Esquina maldita, de Paulo César Teixeira

Delicioso relato sobre uma das mais frutíferas esquinas de Porto Alegre. No encontro entre as avenidas Osvaldo Aranha e Sarmento Leite, havia quatro bares que eram frequentados por universitários e intelectuais durante as décadas de 60 e 70. Dentre eles, havia um jovem homônimo que por ali esteve em incontáveis noites entre os anos de 1975 e 1982, sempre fiel ao Alaska e a seu garçom Isake, todos abençoados pelo seu Alfredo, que comandava tudo lá do fundo. Esquina Maldita (Libretos, 2012, 215 páginas) analisa cada um dos bares, suas histórias, características e personagens. Considerando o que é hoje a vida cultural de Porto Alegre, pode-se dizer sem exageros que quase todo mundo que hoje tem entre 50 e 70 anos formou-se na Esquina, mais exatamente no Alaska. Como escreve o autor Paulo César Teixeira, havia dois grandes grupos naqueles bares: o dos que pretendiam transformar o mundo e o dos que propunham revolucionar a própria vida. Diria que havia um terceiro, o dos agentes da ditadura, que nos visitavam, revisitavam e revistavam-nos com enorme frequência. Foi uma época da qual não me arrependo.
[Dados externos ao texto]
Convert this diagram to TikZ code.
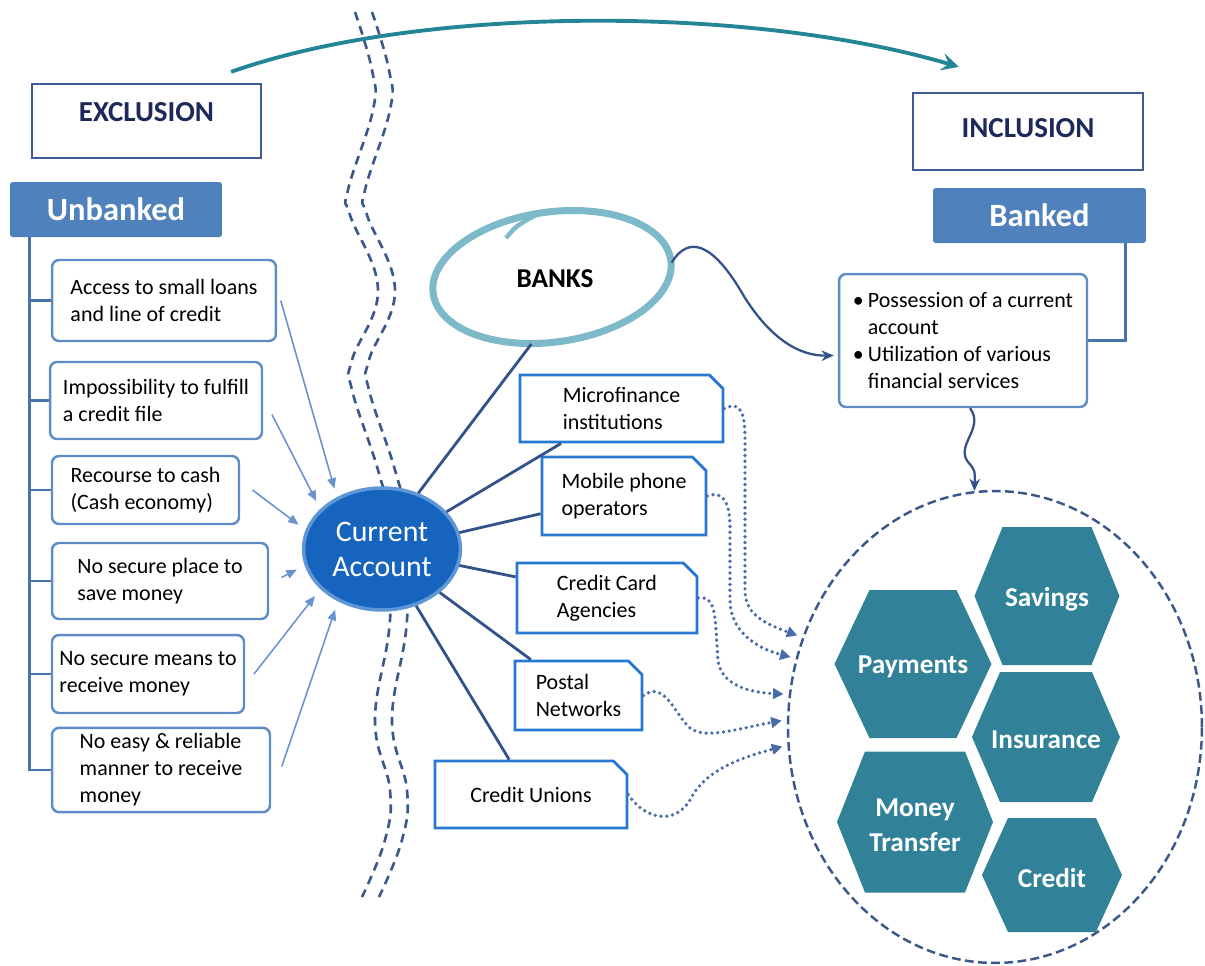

Minha memória conta que eu ficava entre os dois grupos descritos pelo Paulo. Estava encantado pela recém descoberta liberdade sexual e mobilizado pela necessidade de mudar o país. Muitos de meus parceiros de mesa foram para a luta armada; outros não. O jornalista Carlos Leonam inventou um termo genial para caracterizar “o meu tipinho”: eu fazia parte da esquerda festiva — estudantes, artistas e intelectuais que davam palpites sobre tudo e brigavam com aqueles que tomavam parte em ações contra o regime militar, defendendo outros gêneros de mobilizações. Hoje, ânimo serenado, admito que preferia derrubar o governo em bares e festas, às vezes aos cochichos para que os possíveis ratos não ouvissem, às vezes em brindes ruidosos. Depois, com os anos, as mulheres começaram a aparecer por lá e a expressão de Leonam deveria ser de alguma forma ampliada.

Sim, tergiverso. Afinal, estou aqui é para dizer que Esquina Maldita é uma belíssima crônica de uma época que mudou a cara de Porto Alegre. Talvez isso sirva como espantalho para meus sete leitores, mas confessarei: fui entrevistado durante a pesquisa de Paulo César e estou lá em três trechos.

(Acho que aprendi a falar sobre literatura dentro do Alaska. Saía de lá quase todas as noites discutindo alguma coisa pela Osvaldo Aranha. Lembro de observar, bêbado, as palmeiras ao vento, iluminadas. Lembro de muito mais. Inclusive de discutir Faulkner com uma menina loira nos anos 70. Eu era razoavelmente efetivo porém tímido — ou enrolado. Quando chegamos à aquele ponto onde a Osvaldo Aranha entorta, próximo da Garibaldi, ela me disse para eu parar de falar de Luz em Agosto e de O Som e a Fúria. Em seguida, perguntou quando nós iríamos para “as vias de fato”. Assim era a Esquina Maldita).

Ontem foi a noite de autógrafos do livro — estive lá. Hoje, há o complemento necessário: um pós-lançamento no Bar do Marinho (Sarmento Leite, 964). O evento está recebendo o nome de Confraternização e Homenagem ao Isake, o genial e memorioso garçom do Alaska.